> **SUPPLIED DATA**:
%%

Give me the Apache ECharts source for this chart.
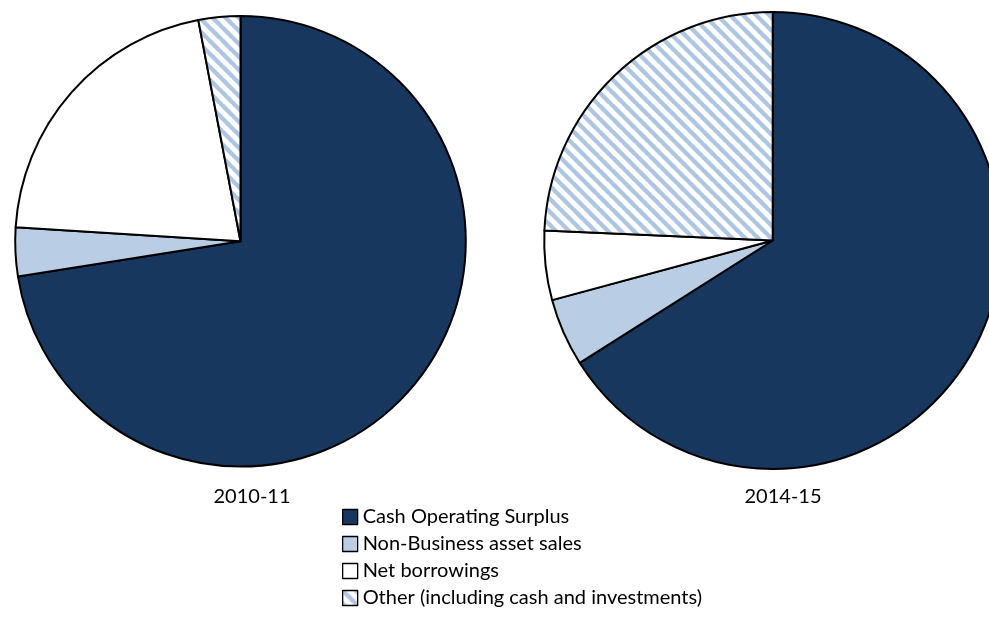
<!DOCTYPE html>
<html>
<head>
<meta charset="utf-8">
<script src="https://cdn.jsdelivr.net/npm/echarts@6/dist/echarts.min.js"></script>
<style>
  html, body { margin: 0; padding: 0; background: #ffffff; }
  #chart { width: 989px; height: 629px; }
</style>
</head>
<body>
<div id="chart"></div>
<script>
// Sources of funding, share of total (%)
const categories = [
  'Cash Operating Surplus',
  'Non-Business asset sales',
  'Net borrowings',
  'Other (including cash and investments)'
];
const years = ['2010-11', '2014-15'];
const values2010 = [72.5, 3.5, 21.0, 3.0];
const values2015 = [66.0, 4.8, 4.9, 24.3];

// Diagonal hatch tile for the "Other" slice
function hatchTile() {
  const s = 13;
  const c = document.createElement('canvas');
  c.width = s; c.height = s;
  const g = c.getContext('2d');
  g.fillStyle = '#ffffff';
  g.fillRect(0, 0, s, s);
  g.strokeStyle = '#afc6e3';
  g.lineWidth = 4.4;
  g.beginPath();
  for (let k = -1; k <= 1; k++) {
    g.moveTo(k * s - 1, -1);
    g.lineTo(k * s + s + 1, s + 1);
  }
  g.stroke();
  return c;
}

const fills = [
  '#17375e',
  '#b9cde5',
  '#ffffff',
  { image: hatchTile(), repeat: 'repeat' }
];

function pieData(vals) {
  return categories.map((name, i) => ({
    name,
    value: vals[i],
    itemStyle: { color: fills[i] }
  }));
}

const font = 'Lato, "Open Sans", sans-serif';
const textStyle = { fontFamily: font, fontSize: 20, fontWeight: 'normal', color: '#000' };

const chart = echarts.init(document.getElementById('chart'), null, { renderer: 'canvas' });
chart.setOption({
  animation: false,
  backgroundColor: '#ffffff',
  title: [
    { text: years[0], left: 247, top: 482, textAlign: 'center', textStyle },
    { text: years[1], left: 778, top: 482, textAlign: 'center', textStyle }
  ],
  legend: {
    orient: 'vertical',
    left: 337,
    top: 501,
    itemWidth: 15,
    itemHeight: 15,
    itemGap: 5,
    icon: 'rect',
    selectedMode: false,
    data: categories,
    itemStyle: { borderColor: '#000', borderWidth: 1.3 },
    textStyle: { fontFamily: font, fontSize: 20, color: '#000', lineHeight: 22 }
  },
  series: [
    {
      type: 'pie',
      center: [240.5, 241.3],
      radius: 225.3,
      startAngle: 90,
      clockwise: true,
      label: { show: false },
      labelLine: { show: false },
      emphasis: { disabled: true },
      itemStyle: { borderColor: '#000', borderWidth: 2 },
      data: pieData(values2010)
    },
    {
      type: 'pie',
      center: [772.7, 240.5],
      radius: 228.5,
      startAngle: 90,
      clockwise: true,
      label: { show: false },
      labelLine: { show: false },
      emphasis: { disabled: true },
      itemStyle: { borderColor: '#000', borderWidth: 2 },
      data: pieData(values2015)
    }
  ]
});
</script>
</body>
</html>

%%

> **WHAT IS EXPECTED**:
In the copy, include no pictures; restate the listing above exactly.

> **REPLY TO THE EXERCISE**:
Give me the Apache ECharts source for this chart.
<!DOCTYPE html>
<html>
<head>
<meta charset="utf-8">
<script src="https://cdn.jsdelivr.net/npm/echarts@6/dist/echarts.min.js"></script>
<style>
  html, body { margin: 0; padding: 0; background: #ffffff; }
  #chart { width: 989px; height: 629px; }
</style>
</head>
<body>
<div id="chart"></div>
<script>
// Sources of funding, share of total (%)
const categories = [
  'Cash Operating Surplus',
  'Non-Business asset sales',
  'Net borrowings',
  'Other (including cash and investments)'
];
const years = ['2010-11', '2014-15'];
const values2010 = [72.5, 3.5, 21.0, 3.0];
const values2015 = [66.0, 4.8, 4.9, 24.3];

// Diagonal hatch tile for the "Other" slice
function hatchTile() {
  const s = 13;
  const c = document.createElement('canvas');
  c.width = s; c.height = s;
  const g = c.getContext('2d');
  g.fillStyle = '#ffffff';
  g.fillRect(0, 0, s, s);
  g.strokeStyle = '#afc6e3';
  g.lineWidth = 4.4;
  g.beginPath();
  for (let k = -1; k <= 1; k++) {
    g.moveTo(k * s - 1, -1);
    g.lineTo(k * s + s + 1, s + 1);
  }
  g.stroke();
  return c;
}

const fills = [
  '#17375e',
  '#b9cde5',
  '#ffffff',
  { image: hatchTile(), repeat: 'repeat' }
];

function pieData(vals) {
  return categories.map((name, i) => ({
    name,
    value: vals[i],
    itemStyle: { color: fills[i] }
  }));
}

const font = 'Lato, "Open Sans", sans-serif';
const textStyle = { fontFamily: font, fontSize: 20, fontWeight: 'normal', color: '#000' };

const chart = echarts.init(document.getElementById('chart'), null, { renderer: 'canvas' });
chart.setOption({
  animation: false,
  backgroundColor: '#ffffff',
  title: [
    { text: years[0], left: 247, top: 482, textAlign: 'center', textStyle },
    { text: years[1], left: 778, top: 482, textAlign: 'center', textStyle }
  ],
  legend: {
    orient: 'vertical',
    left: 337,
    top: 501,
    itemWidth: 15,
    itemHeight: 15,
    itemGap: 5,
    icon: 'rect',
    selectedMode: false,
    data: categories,
    itemStyle: { borderColor: '#000', borderWidth: 1.3 },
    textStyle: { fontFamily: font, fontSize: 20, color: '#000', lineHeight: 22 }
  },
  series: [
    {
      type: 'pie',
      center: [240.5, 241.3],
      radius: 225.3,
      startAngle: 90,
      clockwise: true,
      label: { show: false },
      labelLine: { show: false },
      emphasis: { disabled: true },
      itemStyle: { borderColor: '#000', borderWidth: 2 },
      data: pieData(values2010)
    },
    {
      type: 'pie',
      center: [772.7, 240.5],
      radius: 228.5,
      startAngle: 90,
      clockwise: true,
      label: { show: false },
      labelLine: { show: false },
      emphasis: { disabled: true },
      itemStyle: { borderColor: '#000', borderWidth: 2 },
      data: pieData(values2015)
    }
  ]
});
</script>
</body>
</html>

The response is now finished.